AIM OF THE TASK –
Determine how many lines of the data below contain "with", then give only that number.

--- Start ---

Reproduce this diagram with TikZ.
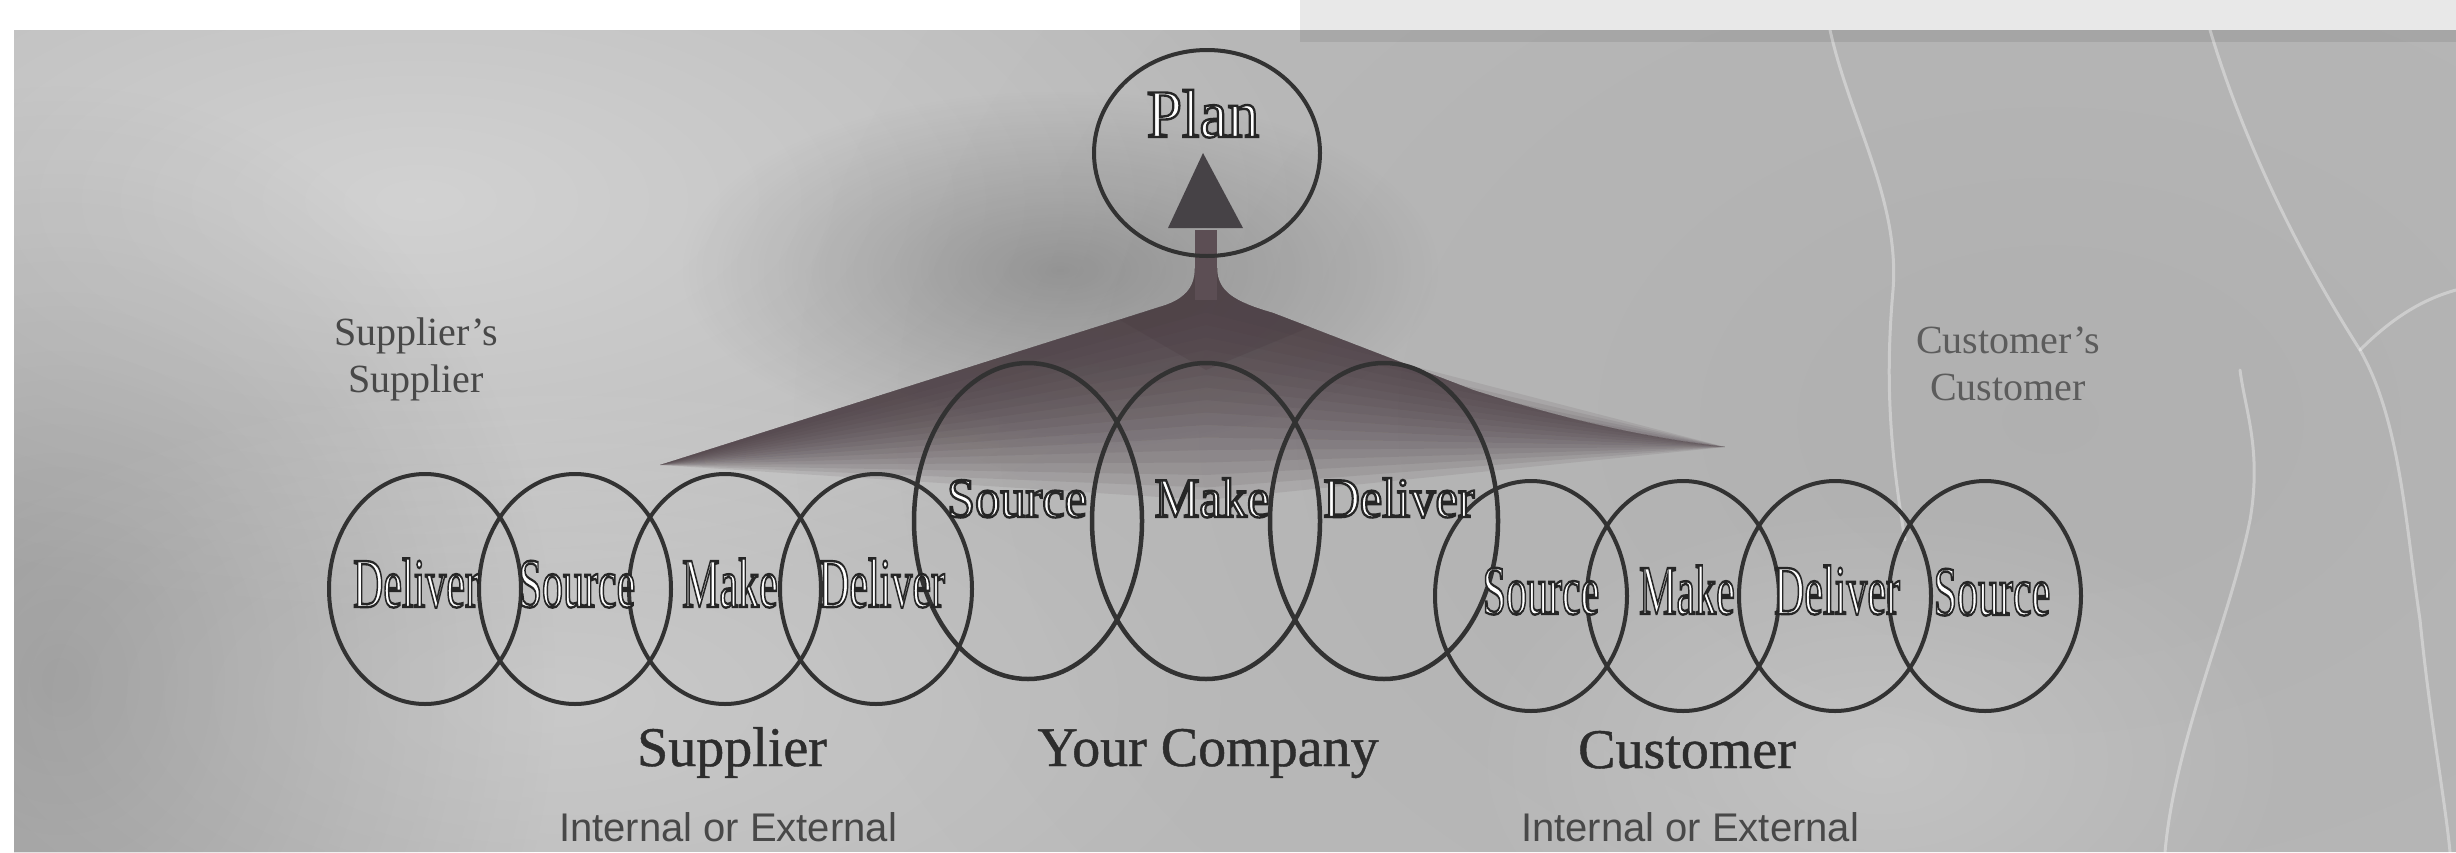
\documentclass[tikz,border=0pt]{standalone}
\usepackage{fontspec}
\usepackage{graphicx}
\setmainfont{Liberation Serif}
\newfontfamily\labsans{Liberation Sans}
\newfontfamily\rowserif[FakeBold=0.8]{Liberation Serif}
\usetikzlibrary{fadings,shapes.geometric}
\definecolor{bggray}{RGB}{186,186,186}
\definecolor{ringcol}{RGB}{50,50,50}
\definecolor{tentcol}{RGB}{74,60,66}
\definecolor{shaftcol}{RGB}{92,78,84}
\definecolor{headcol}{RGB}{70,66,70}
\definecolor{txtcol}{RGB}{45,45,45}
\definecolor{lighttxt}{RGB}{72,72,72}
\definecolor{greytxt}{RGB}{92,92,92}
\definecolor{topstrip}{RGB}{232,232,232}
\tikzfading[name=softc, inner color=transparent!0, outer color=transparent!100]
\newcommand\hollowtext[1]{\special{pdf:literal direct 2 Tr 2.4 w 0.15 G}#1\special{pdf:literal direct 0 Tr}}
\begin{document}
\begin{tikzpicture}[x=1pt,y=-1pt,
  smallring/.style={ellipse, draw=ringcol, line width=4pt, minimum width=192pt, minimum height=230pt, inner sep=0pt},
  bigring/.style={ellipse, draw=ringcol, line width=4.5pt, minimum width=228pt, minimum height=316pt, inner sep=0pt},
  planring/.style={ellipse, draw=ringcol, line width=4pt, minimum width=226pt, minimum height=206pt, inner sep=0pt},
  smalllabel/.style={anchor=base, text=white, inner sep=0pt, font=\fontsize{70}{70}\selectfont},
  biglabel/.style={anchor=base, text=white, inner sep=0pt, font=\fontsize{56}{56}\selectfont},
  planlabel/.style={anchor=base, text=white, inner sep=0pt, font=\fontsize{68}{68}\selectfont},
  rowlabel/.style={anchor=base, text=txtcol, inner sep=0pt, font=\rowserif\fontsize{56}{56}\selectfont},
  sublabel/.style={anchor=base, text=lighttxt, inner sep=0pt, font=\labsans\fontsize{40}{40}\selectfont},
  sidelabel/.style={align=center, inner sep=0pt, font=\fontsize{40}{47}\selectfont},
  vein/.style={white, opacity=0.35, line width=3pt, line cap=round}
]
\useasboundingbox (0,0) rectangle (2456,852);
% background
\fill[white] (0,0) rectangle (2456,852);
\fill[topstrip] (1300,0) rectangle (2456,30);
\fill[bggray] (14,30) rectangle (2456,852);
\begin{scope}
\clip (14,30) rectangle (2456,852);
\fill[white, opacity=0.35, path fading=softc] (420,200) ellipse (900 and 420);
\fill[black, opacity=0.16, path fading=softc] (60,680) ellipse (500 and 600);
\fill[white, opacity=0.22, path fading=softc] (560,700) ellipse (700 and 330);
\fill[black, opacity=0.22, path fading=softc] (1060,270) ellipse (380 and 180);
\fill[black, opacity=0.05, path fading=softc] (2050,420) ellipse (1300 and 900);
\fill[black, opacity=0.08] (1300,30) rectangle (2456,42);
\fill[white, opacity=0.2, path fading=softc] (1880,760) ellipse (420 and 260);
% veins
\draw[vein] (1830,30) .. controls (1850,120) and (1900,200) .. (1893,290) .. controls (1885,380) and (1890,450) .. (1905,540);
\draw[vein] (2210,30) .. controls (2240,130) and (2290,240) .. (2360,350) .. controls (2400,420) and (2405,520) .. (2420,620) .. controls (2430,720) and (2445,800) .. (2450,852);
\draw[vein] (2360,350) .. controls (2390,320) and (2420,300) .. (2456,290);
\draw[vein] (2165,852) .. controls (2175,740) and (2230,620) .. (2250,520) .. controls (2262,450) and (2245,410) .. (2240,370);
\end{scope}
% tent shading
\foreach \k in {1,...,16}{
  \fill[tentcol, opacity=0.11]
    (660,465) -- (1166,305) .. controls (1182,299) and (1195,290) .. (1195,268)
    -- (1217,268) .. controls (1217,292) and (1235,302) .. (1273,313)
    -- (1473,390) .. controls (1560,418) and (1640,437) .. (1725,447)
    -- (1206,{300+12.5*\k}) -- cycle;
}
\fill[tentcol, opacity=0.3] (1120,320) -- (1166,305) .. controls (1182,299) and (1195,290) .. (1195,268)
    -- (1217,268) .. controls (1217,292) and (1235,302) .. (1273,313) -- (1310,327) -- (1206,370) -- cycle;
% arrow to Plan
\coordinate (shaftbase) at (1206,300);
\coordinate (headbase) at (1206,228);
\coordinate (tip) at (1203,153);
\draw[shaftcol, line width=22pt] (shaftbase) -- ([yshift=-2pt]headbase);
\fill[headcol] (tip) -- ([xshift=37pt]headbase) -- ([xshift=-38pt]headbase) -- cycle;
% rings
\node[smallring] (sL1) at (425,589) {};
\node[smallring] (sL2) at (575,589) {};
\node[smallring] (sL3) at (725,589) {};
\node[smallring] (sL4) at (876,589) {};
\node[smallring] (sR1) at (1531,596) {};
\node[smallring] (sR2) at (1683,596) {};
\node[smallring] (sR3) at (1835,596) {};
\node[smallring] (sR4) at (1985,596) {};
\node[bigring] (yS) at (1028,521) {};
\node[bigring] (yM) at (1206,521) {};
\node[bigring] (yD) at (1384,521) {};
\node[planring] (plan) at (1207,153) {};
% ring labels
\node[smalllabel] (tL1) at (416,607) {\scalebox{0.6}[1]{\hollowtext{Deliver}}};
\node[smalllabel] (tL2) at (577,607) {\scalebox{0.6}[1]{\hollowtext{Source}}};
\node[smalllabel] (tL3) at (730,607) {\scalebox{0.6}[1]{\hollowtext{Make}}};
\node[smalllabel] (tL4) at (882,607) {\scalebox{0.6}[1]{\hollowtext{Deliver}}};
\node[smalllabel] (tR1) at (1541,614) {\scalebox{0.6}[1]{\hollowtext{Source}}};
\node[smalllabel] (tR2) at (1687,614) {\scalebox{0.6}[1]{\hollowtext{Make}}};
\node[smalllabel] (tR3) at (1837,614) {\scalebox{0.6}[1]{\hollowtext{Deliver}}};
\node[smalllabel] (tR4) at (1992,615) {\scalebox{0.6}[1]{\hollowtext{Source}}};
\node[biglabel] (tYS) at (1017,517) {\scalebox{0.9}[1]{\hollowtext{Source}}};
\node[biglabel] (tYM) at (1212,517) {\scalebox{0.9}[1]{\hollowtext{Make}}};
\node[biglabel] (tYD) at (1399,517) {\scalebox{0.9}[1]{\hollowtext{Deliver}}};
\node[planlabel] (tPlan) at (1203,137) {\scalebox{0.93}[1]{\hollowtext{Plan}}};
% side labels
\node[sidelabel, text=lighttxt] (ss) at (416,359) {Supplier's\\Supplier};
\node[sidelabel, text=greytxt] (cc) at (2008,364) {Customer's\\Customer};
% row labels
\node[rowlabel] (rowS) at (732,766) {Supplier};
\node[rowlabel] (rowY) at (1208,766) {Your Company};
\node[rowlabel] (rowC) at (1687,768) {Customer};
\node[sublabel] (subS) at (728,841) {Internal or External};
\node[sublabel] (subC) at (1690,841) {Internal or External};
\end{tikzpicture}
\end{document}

--- End ---
--- Start ---

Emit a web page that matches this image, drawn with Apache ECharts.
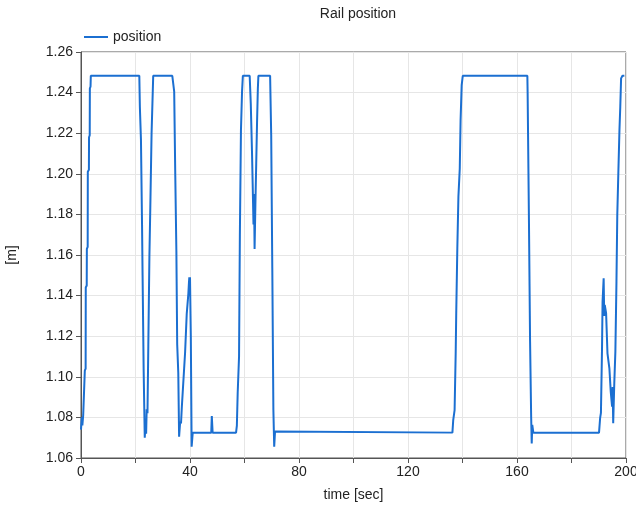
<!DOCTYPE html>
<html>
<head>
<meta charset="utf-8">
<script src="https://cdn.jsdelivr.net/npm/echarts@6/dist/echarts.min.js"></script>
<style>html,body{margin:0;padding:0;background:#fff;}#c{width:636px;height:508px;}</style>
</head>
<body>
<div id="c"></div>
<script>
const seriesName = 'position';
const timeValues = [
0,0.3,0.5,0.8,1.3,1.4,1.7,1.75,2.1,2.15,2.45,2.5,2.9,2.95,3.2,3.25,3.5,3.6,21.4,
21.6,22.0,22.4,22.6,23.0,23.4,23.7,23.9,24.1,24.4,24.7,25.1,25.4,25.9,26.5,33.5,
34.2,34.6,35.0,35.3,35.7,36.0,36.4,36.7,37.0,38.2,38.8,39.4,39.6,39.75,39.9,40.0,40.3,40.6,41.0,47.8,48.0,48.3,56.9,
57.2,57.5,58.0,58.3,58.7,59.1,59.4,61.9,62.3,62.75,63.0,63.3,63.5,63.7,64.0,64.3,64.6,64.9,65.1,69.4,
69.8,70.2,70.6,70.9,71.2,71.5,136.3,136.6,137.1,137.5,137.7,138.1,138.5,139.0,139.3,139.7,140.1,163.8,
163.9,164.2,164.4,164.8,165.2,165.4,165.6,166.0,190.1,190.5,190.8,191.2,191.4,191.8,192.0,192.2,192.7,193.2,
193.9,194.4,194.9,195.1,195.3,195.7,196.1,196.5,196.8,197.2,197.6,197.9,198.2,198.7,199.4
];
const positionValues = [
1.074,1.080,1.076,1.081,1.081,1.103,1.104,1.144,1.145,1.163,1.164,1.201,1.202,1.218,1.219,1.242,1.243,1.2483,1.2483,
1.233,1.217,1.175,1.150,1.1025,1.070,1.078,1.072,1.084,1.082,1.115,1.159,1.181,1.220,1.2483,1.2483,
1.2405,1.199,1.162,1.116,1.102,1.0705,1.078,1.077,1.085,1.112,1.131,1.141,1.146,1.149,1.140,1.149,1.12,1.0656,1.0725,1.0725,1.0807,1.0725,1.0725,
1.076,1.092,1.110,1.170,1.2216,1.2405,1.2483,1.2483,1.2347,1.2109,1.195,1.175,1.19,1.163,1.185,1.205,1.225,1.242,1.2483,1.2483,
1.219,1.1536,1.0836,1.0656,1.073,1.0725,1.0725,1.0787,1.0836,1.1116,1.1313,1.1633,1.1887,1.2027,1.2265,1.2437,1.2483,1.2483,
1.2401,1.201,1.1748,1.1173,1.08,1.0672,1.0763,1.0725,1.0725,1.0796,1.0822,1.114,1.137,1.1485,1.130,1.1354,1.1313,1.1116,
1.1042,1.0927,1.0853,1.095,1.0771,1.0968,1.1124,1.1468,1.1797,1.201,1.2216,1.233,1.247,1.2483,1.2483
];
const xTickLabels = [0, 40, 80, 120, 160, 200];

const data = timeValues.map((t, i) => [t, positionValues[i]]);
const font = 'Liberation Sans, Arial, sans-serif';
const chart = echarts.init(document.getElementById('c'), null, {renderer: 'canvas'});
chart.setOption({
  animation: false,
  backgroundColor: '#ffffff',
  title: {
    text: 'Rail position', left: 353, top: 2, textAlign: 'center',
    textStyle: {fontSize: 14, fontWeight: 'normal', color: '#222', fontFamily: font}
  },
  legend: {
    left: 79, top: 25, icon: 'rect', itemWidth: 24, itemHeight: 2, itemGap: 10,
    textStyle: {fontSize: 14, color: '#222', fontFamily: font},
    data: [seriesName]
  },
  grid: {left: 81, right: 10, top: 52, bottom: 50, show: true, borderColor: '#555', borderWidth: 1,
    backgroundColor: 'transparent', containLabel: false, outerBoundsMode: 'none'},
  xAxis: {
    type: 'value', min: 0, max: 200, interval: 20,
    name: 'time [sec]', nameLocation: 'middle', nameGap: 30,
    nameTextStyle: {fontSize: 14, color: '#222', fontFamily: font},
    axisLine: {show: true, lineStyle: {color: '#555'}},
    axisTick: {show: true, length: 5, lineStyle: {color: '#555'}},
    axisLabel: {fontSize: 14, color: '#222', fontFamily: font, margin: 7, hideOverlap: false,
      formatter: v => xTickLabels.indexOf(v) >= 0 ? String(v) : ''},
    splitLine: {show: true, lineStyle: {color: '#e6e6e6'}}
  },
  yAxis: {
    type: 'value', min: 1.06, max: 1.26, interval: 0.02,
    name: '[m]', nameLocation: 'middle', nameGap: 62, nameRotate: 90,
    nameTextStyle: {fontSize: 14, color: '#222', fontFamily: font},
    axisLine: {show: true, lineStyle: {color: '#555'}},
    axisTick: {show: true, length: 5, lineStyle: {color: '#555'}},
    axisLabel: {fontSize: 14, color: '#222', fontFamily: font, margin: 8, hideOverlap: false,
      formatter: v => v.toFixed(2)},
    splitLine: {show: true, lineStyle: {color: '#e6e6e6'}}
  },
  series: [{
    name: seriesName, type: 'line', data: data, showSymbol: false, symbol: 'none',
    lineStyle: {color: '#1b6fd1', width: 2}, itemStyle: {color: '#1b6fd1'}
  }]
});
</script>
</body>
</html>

--- End ---

ANSWER TO THIS PROBLEM –
2